Is it the job of a museum to try to inspire in its visitors particular emotions? I am talking about the step beyond "hey this whaling ship is awesome!" sort of thing.


"The USS Constitution Museum serves as the memory and educational voice of USS CONSTITUTION, by collecting, preserving, and interpreting the stories of "Old Ironsides" and the people associated with her. We seek to create a positive, memorable experience for both children and adults by inspiring within them a love for the freedom that CONSTITUTION symbolizes. We will share CONSTITUTION's contributions with a global audience, and we will strive to be the best museum possible based on scholarship and innovative ways of sharing CONSTITUTION's stories." (emphasis added)


This is, as you can probably tell, the mission statement of the USS Constitution museum. I talked a little bit about the museum a couple of posts ago, but in our follow-up seminar this was something that came up. Some of us were uncomfortable with the phrase I highlighted above, especially considering that the museum itself is a privately run institution. If the mission of the ship herself had included that phrase, we would have been a little more okay, because she is run by the Navy. Do not take this as a criticism of the museum itself or as my opinion of American freedom, it is not my intent to negatively portray either. I just am unsure how a museum goes about inspiring those particular feelings in a person. If I were British, and came to the museum, I believe I would have very different feelings about the meaning of the USS CONSTITUTION. 

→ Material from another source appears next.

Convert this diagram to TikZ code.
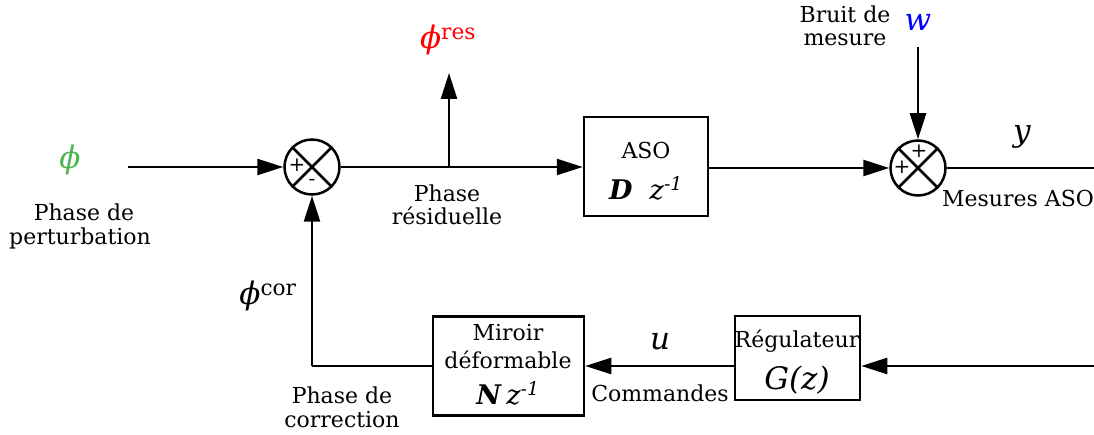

I'm not sure if there is a right or a wrong answer here. A lot of museums will be spending this weekend celebrating the 4th, and I know that all three of "my" museums have special events planned. Those celebrations, in their essence, lift of the tenets of our American identity. So the Constitution Museum is not alone in celebrating freedom, but I am still not sure if that fits as the central mission of a museum.